A consortium anchored by JPMorgan Chase and Citigroup is preparing to launch a tokenized deposit infrastructure network in early 2027, according to reporting from the Wall Street Journal. The initiative represents a significant institutional bet that blockchain-based settlement can solve longstanding friction points in traditional finance—particularly the artificial delays built into legacy payment rails that treat weekends and holidays as operational dead zones. By moving deposits onto distributed ledger infrastructure, the banking group aims to achieve what retail crypto has long promised: instant, permissionless value transfer without the operational overhead that has historically constrained traditional settlement cycles.
The technical architecture centers on converting conventional bank deposits into tokenized representations that can be transferred directly between institutions with cryptographic finality. Unlike stablecoins pegged to fiat value, these would be native digital claims on participating banks' balance sheets, likely maintaining the regulatory status and FDIC insurance protections that depositors expect. The continuous settlement capability—operating regardless of calendar constraints—addresses a genuine inefficiency: trillions in dollars sitting idle in correspondent bank accounts simply because Friday transactions cannot clear until Monday. For institutional treasury managers and corporations executing global operations, this represents tangible economic value through improved liquidity utilization and reduced counterparty risk exposure windows.
This development signals a crucial inflection point in how traditional finance approaches blockchain infrastructure. Rather than dismissing tokenization as speculative fringe activity, systemically important institutions are acknowledging that distributed ledger technology solves real operational problems when deployed within regulatory frameworks that preserve banking system safeguards. The 2027 timeline suggests multiple years of technical development and regulatory coordination remain necessary—likely involving discussions with the Federal Reserve, Office of the Comptroller of the Currency, and other global regulators. JPMorgan's participation is particularly meaningful given the firm's historical skepticism toward cryptocurrency; the consortium approach signals confidence that institutional-grade tokenized infrastructure can be built with appropriate controls.

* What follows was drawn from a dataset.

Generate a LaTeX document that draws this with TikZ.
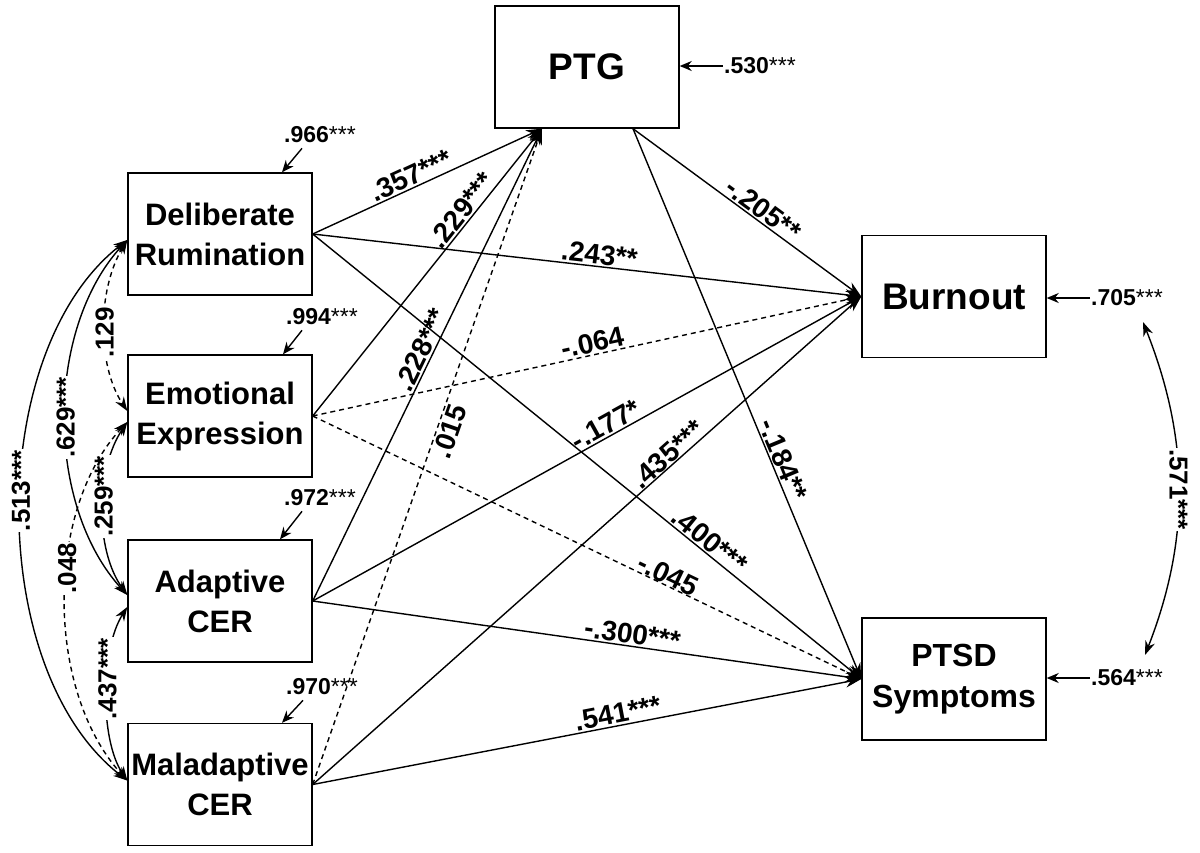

The initiative will likely compete with and potentially complement emerging central bank digital currency projects, which pursue similar settlement efficiency gains through different governance structures. Success here could accelerate adoption of tokenized assets across other financial primitives—securities, derivatives, collateral—creating network effects that fundamentally reshape post-trade infrastructure. The 2027 launch target suggests the traditional finance industry is finally committing serious engineering resources to blockchain-based plumbing.